I got the message. I knew I had done something wrong, and I had the sinking feeling that my North American glory days had come to an end before they had even gotten started. Add some folklore and a dash of tropical heat and come back later. That was the message I heard. So I went back to the bookstores and took a closer look at all those novels with Hispanic authors. Sure enough, they fit the formula. They had done their homework. Each book offered either color-by-numbers magical realism or the cult of the underdeveloped. Sagas of sweaty migrant farm laborers, the plight of misunderstood political refugees or the spicy violence of the barrio. All decent themes, of course, but quite removed from my middle-class, metropolitan Chilean existence. All of a sudden, it hit me: I was Latin American, all right -- I just wasn't Latino enough. My American dreams came to an abrupt end.

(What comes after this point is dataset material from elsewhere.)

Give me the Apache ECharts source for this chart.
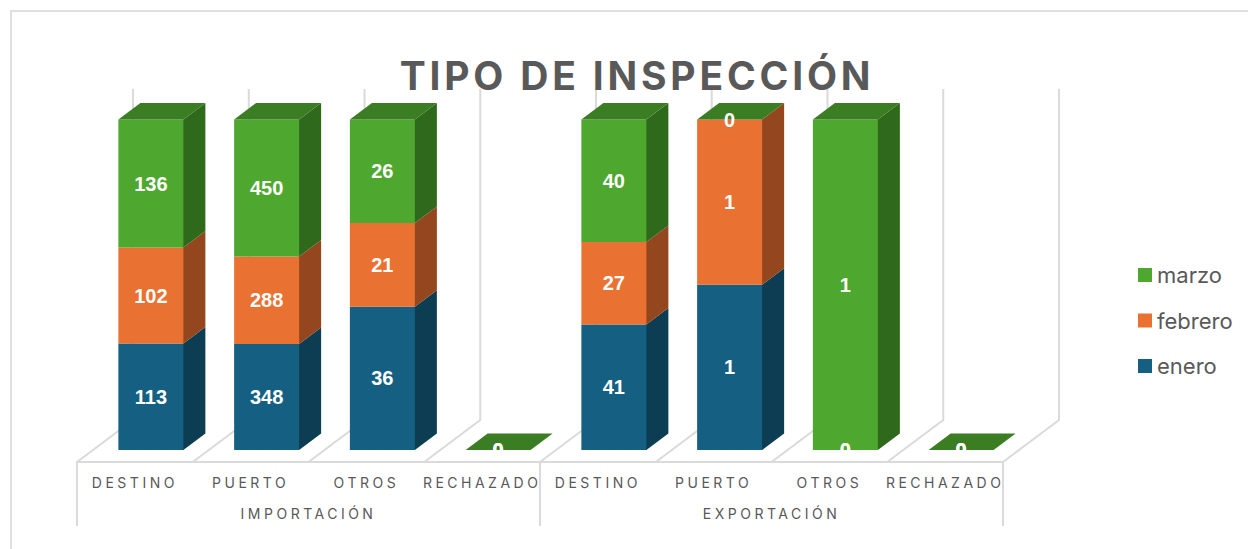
<!DOCTYPE html>
<html>
<head>
<meta charset="utf-8">
<script src="https://cdn.jsdelivr.net/npm/echarts@6/dist/echarts.min.js"></script>
<style>
    html, body { margin: 0; padding: 0; background: #fff; }
    #chart { width: 1248px; height: 549px; }
    /* zrender has no letter spacing, so it is set on the svg text by size */
    text[style*="39px"] { letter-spacing: 3.8px; }
    text[style*="14px"] { letter-spacing: 3.5px; }
</style>
</head>
<body>
<div id="chart"></div>
<script>
const categorias = ['DESTINO', 'PUERTO', 'OTROS', 'RECHAZADO', 'DESTINO', 'PUERTO', 'OTROS', 'RECHAZADO'];
const grupos = ['IMPORTACIÓN', 'EXPORTACIÓN'];
const enero = [113, 348, 36, 0, 41, 1, 0, 0];
const febrero = [102, 288, 21, 0, 27, 1, 0, 0];
const marzo = [136, 450, 26, 0, 40, 0, 1, 0];

const FONDO_DX = 22, FONDO_DY = 16.5;
const PARED_DX = 56, PARED_DY = 42, PARED_TOP = 89;
const GRIS = '#dadada';

// each stacked piece as [category, start share, end share, value] (100% stack)
function tramos(valores, previos) {
    return valores.map(function (v, i) {
        let total = enero[i] + febrero[i] + marzo[i];
        let antes = previos.reduce(function (s, p) { return s + p[i]; }, 0);
        if (total === 0) return [i, 0, 0, v];
        return [i, antes / total, (antes + v) / total, v];
    });
}

function barra3d(colores, conTapa) {
    return function (params, api) {
        let i = api.value(0);
        let ancho = api.size([1, 0])[0] * 0.5616;
        let abajo = api.coord([i, api.value(1)]);
        let arriba = api.coord([i, api.value(2)]);
        let suelo = api.coord([i, 0])[1];
        let x0 = abajo[0] - ancho / 2, x1 = abajo[0] + ancho / 2;
        let y0 = abajo[1], y1 = arriba[1];
        let partes = [];
        if (y0 - y1 > 0) {
            partes.push({
                type: 'polygon',
                shape: { points: [[x1 - 1, y0], [x1, y0], [x1 + FONDO_DX, y0 - FONDO_DY], [x1 + FONDO_DX, y1 - FONDO_DY], [x1, y1], [x1 - 1, y1]] },
                style: { fill: colores.lado }
            });
            partes.push({
                type: 'rect',
                shape: { x: x0, y: y1, width: ancho, height: y0 - y1 },
                style: { fill: colores.frente }
            });
        }
        if (conTapa) {
            partes.push({
                type: 'polygon',
                shape: { points: [[x0, y1], [x0 + FONDO_DX, y1 - FONDO_DY], [x1 + FONDO_DX, y1 - FONDO_DY], [x1, y1]] },
                style: { fill: colores.tapa }
            });
        }
        partes.push({
            type: 'text',
            z2: 100,
            style: {
                x: abajo[0], y: (y0 + y1) / 2,
                text: String(api.value(3)),
                align: 'center', verticalAlign: 'middle',
                fill: '#fff', font: 'bold 20px "Liberation Sans", Arial, sans-serif'
            },
            clipPath: { type: 'rect', shape: { x: x0 - 10, y: y1 - 30, width: ancho + 20, height: suelo - y1 + 30 } }
        });
        return { type: 'group', children: partes };
    };
}

function paredes(params, api) {
    let i = api.value(0);
    let c = api.coord([i, 0]);
    let banda = api.size([1, 0])[0];
    let xs = [c[0] - banda / 2];
    if (i === categorias.length - 1) xs.push(c[0] + banda / 2);
    let lineas = [];
    xs.forEach(function (x) {
        lineas.push({
            type: 'polyline',
            shape: { points: [[x, c[1]], [x + PARED_DX, c[1] - PARED_DY], [x + PARED_DX, PARED_TOP]] },
            style: { fill: 'none', stroke: GRIS, lineWidth: 2 }
        });
    });
    return { type: 'group', children: lineas };
}

function serieBarra(nombre, datos, colores, conTapa) {
    return {
        name: nombre,
        type: 'custom',
        z: 3,
        xAxisIndex: 0,
        yAxisIndex: 0,
        itemStyle: { color: colores.frente },
        encode: { x: 0, y: 2 },
        data: datos,
        renderItem: barra3d(colores, conTapa)
    };
}

var chart = echarts.init(document.getElementById('chart'), null, { renderer: 'svg' });
let option = {
    animation: false,
    backgroundColor: '#fff',
    title: {
        text: 'TIPO DE INSPECCIÓN',
        left: 632,
        top: 51,
        textAlign: 'center',
        textStyle: { color: '#595959', fontSize: 39, fontWeight: 'bold', fontFamily: 'Inter' }
    },
    legend: {
        orient: 'vertical',
        left: 1133,
        top: 259,
        icon: 'rect',
        itemWidth: 14,
        itemHeight: 14,
        itemGap: 23.5,
        selectedMode: false,
        data: ['marzo', 'febrero', 'enero'],
        textStyle: { color: '#595959', fontSize: 22, fontFamily: 'Inter' }
    },
    graphic: [
        { type: 'polyline', shape: { points: [[11, 549], [11, 11], [1248, 11]] }, style: { fill: 'none', stroke: '#e0e0e0', lineWidth: 2 } }
    ],
    grid: [
        { left: 93, width: 926, top: 119.5, height: 330.5 },
        { left: 77, width: 926, top: 461, height: 1 }
    ],
    xAxis: [
        { type: 'category', gridIndex: 0, data: categorias, show: false },
        {
            type: 'category', gridIndex: 1, data: categorias, position: 'bottom',
            axisLine: { lineStyle: { color: GRIS, width: 2 } },
            axisTick: { show: false },
            axisLabel: { interval: 0, margin: 13, color: '#595959', fontSize: 14, fontFamily: 'Inter' }
        },
        {
            type: 'category', gridIndex: 1, data: grupos, position: 'bottom',
            axisLine: { show: false },
            axisTick: { show: true, length: 64, lineStyle: { color: GRIS, width: 2 } },
            axisLabel: { interval: 0, margin: 44, color: '#595959', fontSize: 14, fontFamily: 'Inter' }
        }
    ],
    yAxis: [
        { type: 'value', gridIndex: 0, min: 0, max: 1, show: false },
        { type: 'value', gridIndex: 1, min: 0, max: 1, show: false }
    ],
    series: [
        {
            type: 'custom',
            z: 1,
            xAxisIndex: 1,
            yAxisIndex: 1,
            data: categorias.map(function (c, i) { return [i, 0]; }),
            renderItem: paredes
        },
        serieBarra('enero', tramos(enero, []), { frente: '#156082', lado: '#0d3d52', tapa: '#115270' }, false),
        serieBarra('febrero', tramos(febrero, [enero]), { frente: '#e97132', lado: '#94471f', tapa: '#c25e29' }, false),
        serieBarra('marzo', tramos(marzo, [enero, febrero]), { frente: '#4ea72e', lado: '#2f691c', tapa: '#3b7d23' }, true)
    ]
};
chart.setOption(option);
</script>
</body>
</html>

Fast forward: Things happened, and a combination of luck, good timing and the right people came into my life. My first book, "Mala Onda," was finally accepted for publication in the United States by a large New York publishing house. Luckily, I found an editor who felt as I did: He was fed up with García Márquez wannabes and is a true believer in cultural realism, a sort of NAFTA-like writing that he felt I exemplified. Great. However, I realize now more than ever that I still somehow don't feel part of the Latino canon. And I wonder if I ever will. But what can I do? My language is Spanish and my home is in South America. How much more Latino can you get?

The thing is, I get suffocated by thick, sweet, humid air that smells like mangos, and I get the munchies when I begin to fly among thousands of colorful butterflies. I can't help it; I'm an urban dweller through and through. The closest I'll ever get to "Like Water for Chocolate" is cruising the titles at my local Blockbuster.

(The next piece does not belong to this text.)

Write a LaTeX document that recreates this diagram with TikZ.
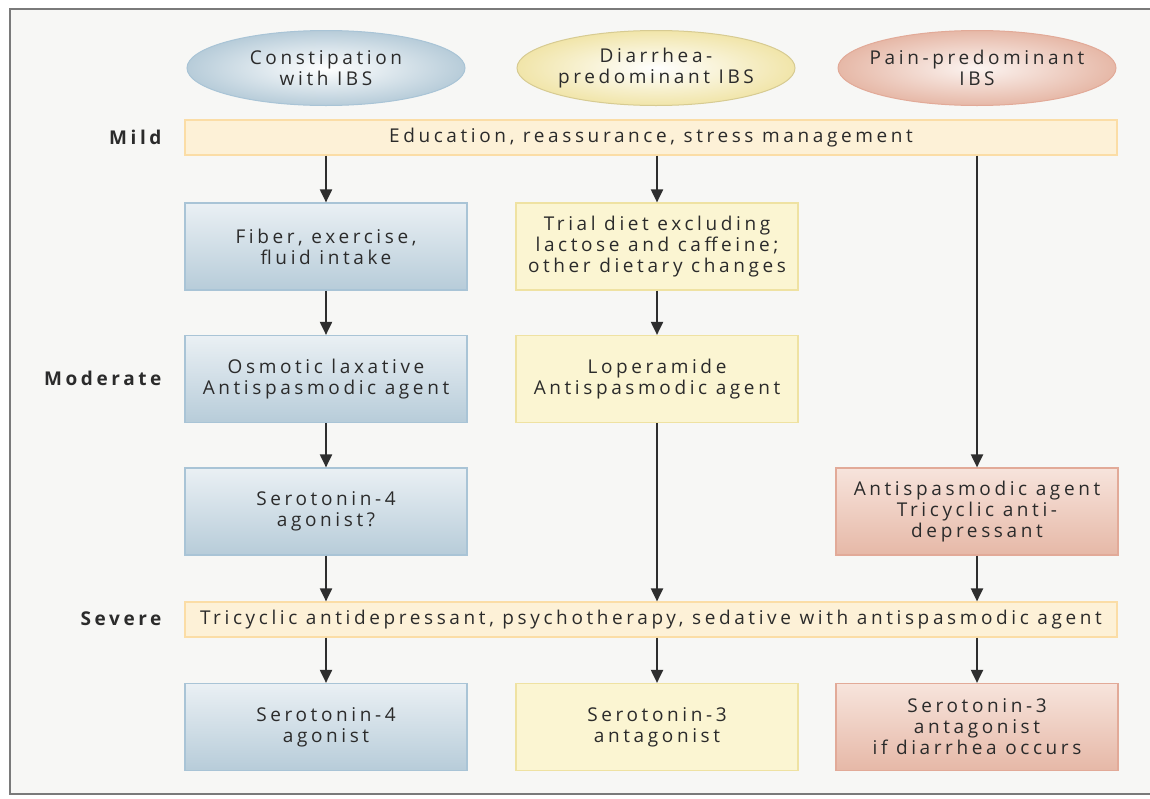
\documentclass[tikz,border=0pt]{standalone}
\usepackage{fontspec}
\setmainfont{Open Sans}[LetterSpace=19]
\usetikzlibrary{shapes.geometric,arrows.meta}

\definecolor{framebg}{HTML}{F7F7F5}
\definecolor{frameline}{HTML}{7A7A7A}
\definecolor{inktext}{HTML}{2B2B2B}
\definecolor{inkarrow}{HTML}{2E2E2E}
\definecolor{bluetop}{HTML}{EAF0F4}
\definecolor{bluebot}{HTML}{B7CCD9}
\definecolor{blueedge}{HTML}{A9C4D6}
\definecolor{yelfill}{HTML}{FBF5D2}
\definecolor{yeledge}{HTML}{EFE2A2}
\definecolor{pinktop}{HTML}{F7E4DC}
\definecolor{pinkbot}{HTML}{E6B8A7}
\definecolor{pinkedge}{HTML}{E2AA98}
\definecolor{bandfill}{HTML}{FDF1D7}
\definecolor{bandedge}{HTML}{FBDDA6}

\begin{document}
\begin{tikzpicture}[x=1pt, y=-1pt, >={Triangle[width=12pt,length=13pt]},
  every node/.style={font=\fontsize{19}{21}\selectfont, text=inktext, align=center},
  ibsoval/.style={ellipse, minimum width=278pt, minimum height=75pt, inner xsep=-22pt, inner ysep=0pt, line width=1pt},
  constoval/.style={ibsoval, draw=blueedge, inner color=white, outer color=bluebot},
  diaroval/.style={ibsoval, draw=yeledge!90!black, inner color=white, outer color=yeledge!85!yelfill},
  painoval/.style={ibsoval, draw=pinkedge, inner color=pinktop!40!white, outer color=pinkbot},
  treatbox/.style={rectangle, minimum width=282pt, minimum height=87pt, inner sep=0pt, line width=1.2pt},
  constbox/.style={treatbox, draw=blueedge, top color=bluetop, bottom color=bluebot},
  diarbox/.style={treatbox, draw=yeledge, fill=yelfill},
  painbox/.style={treatbox, draw=pinkedge, top color=pinktop, bottom color=pinkbot},
  band/.style={rectangle, minimum width=932pt, minimum height=35pt, inner sep=0pt, draw=bandedge, fill=bandfill, line width=1.2pt},
  grade/.style={anchor=east, font=\fontsize{19}{21}\selectfont\bfseries},
  flow/.style={->, draw=inkarrow, line width=2pt}]
  \useasboundingbox (0,0) rectangle (1150,798);
  \fill[framebg] (10,9) rectangle (1150,794);
  \draw[frameline, line width=2pt] (1150,9) -- (10,9) -- (10,794) -- (1150,794);

  % IBS types
  \node[constoval] (constibs) at (326,68) {Constipation\\with IBS};
  \node[diaroval] (diaribs) at (656,68) {Diarrhea-\\predominant IBS};
  \node[painoval] (painibs) at (977,68) {Pain-predominant\\IBS};

  % mild
  \node[band] (mild) at (651,137.5) {Education, reassurance, stress management};
  \node[grade] (mildlbl) at (165,137) {Mild};
  \node[constbox] (fiber) at (326,246.5) {Fiber, exercise,\\fluid intake};
  \node[diarbox] (trial) at (657,246.5) {Trial diet excluding\\lactose and caffeine;\\other dietary changes};

  % moderate
  \node[constbox] (osmotic) at (326,379) {Osmotic laxative\\Antispasmodic agent};
  \node[diarbox] (loper) at (657,379) {Loperamide\\Antispasmodic agent};
  \node[grade] (modlbl) at (165,378) {Moderate};
  \node[constbox] (sero4q) at (326,511.5) {Serotonin-4\\agonist?};
  \node[painbox] (antisp) at (977,511.5) {Antispasmodic agent\\Tricyclic anti-\\depressant};

  % severe
  \node[band] (severe) at (651,619.5) {Tricyclic antidepressant, psychotherapy, sedative with antispasmodic agent};
  \node[grade] (sevlbl) at (165,619) {Severe};
  \node[constbox] (sero4) at (326,727) {Serotonin-4\\agonist};
  \node[diarbox] (sero3) at (657,727) {Serotonin-3\\antagonist};
  \node[painbox] (sero3d) at (977,727) {Serotonin-3\\antagonist\\if diarrhea occurs};

  \draw[flow] (mild.south -| fiber) -- (fiber);
  \draw[flow] (fiber) -- (osmotic);
  \draw[flow] (osmotic) -- (sero4q);
  \draw[flow] (sero4q) -- (severe.north -| sero4q);
  \draw[flow] (severe.south -| sero4) -- (sero4);

  \draw[flow] (mild.south -| trial) -- (trial);
  \draw[flow] (trial) -- (loper);
  \draw[flow] (loper) -- (severe.north -| loper);
  \draw[flow] (severe.south -| sero3) -- (sero3);

  \draw[flow] (mild.south -| antisp) -- (antisp);
  \draw[flow] (antisp) -- (severe.north -| antisp);
  \draw[flow] (severe.south -| sero3d) -- (sero3d);
\end{tikzpicture}
\end{document}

Reinaldo Arenas, the well-known writer and Cuban exile, hit the nail on the head when he attacked the South American literary stereotypes that so-called "developed" countries have fostered. "To write in Latin America is a drama (whether conscious or not), played out beneath the eternal double curse of underdevelopment and exoticism." Arenas feels that Latin American magic realism has degenerated to the point that its dominant theme is nothing more than a desire to pander to the magic-starved sensibilities of North American and European readers. I tend to agree with him.

"The other side of the curse is that of conformity. We [Latinos] ... are [considered] noble savages, simple, passionate beings whose only goal in life is to cultivate an acre of land, and dance the cumbia ... By taking the path of exoticism, and with the paternalistic support and understanding proffered by the Europeans and North Americans, one can easily reach fame and fortune, and, sometimes even the Nobel Prize."

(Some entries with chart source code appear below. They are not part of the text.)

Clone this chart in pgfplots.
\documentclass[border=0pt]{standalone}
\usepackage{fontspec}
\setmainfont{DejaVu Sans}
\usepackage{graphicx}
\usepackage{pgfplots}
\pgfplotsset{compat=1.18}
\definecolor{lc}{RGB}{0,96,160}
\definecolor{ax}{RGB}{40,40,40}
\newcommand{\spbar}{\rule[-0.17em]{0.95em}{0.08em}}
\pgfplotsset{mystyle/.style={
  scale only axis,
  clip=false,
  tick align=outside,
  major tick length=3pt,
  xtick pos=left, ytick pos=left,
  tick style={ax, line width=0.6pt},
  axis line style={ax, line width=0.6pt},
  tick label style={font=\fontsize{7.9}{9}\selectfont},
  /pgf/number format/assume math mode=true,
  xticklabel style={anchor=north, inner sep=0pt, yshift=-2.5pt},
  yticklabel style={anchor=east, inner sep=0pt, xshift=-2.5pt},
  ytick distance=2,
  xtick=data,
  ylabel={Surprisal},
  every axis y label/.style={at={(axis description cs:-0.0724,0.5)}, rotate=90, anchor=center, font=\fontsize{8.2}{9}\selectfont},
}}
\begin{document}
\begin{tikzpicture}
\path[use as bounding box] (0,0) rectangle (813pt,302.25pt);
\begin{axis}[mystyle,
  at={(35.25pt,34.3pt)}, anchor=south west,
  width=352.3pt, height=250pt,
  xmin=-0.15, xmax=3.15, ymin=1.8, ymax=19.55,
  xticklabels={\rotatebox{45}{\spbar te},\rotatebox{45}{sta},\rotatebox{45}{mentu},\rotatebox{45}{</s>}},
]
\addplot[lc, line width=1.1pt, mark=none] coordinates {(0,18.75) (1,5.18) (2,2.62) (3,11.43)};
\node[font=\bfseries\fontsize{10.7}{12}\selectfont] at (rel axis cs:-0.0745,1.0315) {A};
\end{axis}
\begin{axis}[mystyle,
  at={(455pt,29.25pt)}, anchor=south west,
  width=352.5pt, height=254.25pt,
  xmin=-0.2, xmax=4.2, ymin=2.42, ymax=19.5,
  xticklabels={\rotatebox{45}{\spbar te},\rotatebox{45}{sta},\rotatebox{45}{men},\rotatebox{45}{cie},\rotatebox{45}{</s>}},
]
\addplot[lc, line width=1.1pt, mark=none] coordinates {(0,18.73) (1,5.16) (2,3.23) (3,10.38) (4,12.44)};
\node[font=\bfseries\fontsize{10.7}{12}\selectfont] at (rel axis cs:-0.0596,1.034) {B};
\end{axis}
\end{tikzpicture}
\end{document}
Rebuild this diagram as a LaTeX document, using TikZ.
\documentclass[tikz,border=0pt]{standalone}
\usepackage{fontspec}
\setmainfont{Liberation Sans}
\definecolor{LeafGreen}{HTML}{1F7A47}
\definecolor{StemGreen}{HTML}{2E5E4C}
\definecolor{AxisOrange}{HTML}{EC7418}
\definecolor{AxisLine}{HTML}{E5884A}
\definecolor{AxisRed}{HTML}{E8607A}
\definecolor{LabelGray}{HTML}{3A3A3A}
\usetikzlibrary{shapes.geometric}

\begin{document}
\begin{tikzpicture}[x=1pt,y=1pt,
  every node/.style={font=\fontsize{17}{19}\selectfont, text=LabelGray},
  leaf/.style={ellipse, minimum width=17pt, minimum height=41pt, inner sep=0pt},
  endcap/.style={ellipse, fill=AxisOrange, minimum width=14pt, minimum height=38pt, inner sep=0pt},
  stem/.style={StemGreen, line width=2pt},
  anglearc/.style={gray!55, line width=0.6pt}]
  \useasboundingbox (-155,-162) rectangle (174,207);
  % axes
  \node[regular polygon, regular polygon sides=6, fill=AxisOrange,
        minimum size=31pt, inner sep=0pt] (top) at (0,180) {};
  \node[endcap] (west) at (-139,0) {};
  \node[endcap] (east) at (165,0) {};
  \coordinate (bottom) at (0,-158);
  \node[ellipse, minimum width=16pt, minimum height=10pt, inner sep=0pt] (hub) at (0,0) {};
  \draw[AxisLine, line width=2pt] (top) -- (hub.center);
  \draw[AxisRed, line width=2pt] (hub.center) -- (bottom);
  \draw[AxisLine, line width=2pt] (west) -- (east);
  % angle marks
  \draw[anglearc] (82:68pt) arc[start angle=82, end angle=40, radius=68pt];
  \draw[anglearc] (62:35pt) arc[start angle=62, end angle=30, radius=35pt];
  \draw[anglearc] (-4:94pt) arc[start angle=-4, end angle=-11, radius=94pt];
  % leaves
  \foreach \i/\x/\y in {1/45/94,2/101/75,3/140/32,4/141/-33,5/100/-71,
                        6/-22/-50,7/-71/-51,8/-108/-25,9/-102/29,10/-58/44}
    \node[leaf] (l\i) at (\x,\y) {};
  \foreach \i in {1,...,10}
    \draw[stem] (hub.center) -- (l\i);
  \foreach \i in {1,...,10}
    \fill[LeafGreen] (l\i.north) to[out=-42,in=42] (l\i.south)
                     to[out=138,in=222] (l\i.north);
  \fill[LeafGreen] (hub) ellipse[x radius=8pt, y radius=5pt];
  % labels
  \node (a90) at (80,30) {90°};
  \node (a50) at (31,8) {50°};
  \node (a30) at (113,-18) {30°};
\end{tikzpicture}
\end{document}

Exactly. Unlike the ethereal world of García Márquez's imaginary Macondo, my own world is something much closer to what I call "McOndo" -- a world of McDonald's, Macintoshes and condos. In a continent that was once ultra-politicized, young, apolitical writers like myself are now writing without an overt agenda, about their own experiences. Living in cities all over South America, hooked on cable TV (CNN en español), addicted to movies and connected to the Net, we are far away from the jalapeño-scented, siesta-happy atmosphere that permeates too much of the South American literary landscape. Julian Barnes echoes this feeling in his novel "Flaubert's Parrot," where his scholarly narrator declares that the entire genre of magical realism should be banished: "A quota system is to be introduced on fiction set in South America," he says. The example he gives speaks for itself. "Ah, the fredonna tree whose roots grow at the tip of its branches, and whose fibers assist the hunchback to impregnate by telepathy the haughty wife of the hacienda owner ..."

Writers today who mold themselves after the Latin American "boom" writers of the 1960s (García Márquez, Carlos Fuentes, Mario Vargas Llosa, to name a few) have transformed fiction writing into the fairy-tale business, cranking out shamelessly folkloric novels that cater to the imaginations of politically correct readers -- readers who, at present, aren't even aware of Latino cultural realism. David Gallagher, writing from Chile for the London Times Literary Supplement, considers this obscurity an asset: "These writers don't have an international reputation to protect. Nor do they feel the necessity of submerging themselves in the waters of the politically correct. Since they don't have the advantage of living abroad, they wouldn't even know how to write a PC novel ... they aren't writing for an international audience, and therefore, have no need to maintain the status quo of the stereotypical Latin America that is packaged up for export."

I feel the great literary theme of Latin American identity (who are we?) must now take a back seat to the theme of personal identity (who am I?). The McOndo writers -- such as Rodrigo Fresán and Martin Rejtman of Argentina, Jaime Bayly of Peru, Sergio Gómez of Chile, Edmundo Paz Soldán of Bolivia and Naief Yeyha of Mexico, to name a few -- base their stories on individual lives, instead of collective epics. This new genre may be one of the byproducts of a free-market economy and the privatization craze that has swept South America.

I don't deny that there exists a colorful, exotic aspect to Latin America, but in my opinion, life on this continent is far too complex to be so simply categorized. It is an injustice to reduce the essence of Latin America to men in ponchos and sombreros, gun-toting drug lords and sensual salsa-swinging señoritas. As a character from my second book said: "I want to write a saga, but without falling into the trap of magical realism. Pure virtual realism, pure McOndo literature. Kind of like 'The House of the Spirits,' only without the spirits."

In the past, Latin American writers felt compelled to leave their home countries to be able to write about them. Not only were they seeking political freedom, but cultural nutrition. As expatriates, they idealized their countries to the point that they created a world that never really existed. I feel very comfortable at my desk in Santiago, writing about the world around me. A world that comes to me through television, radio, the Internet and movies, which I send back through my fiction. My Latin American fiction.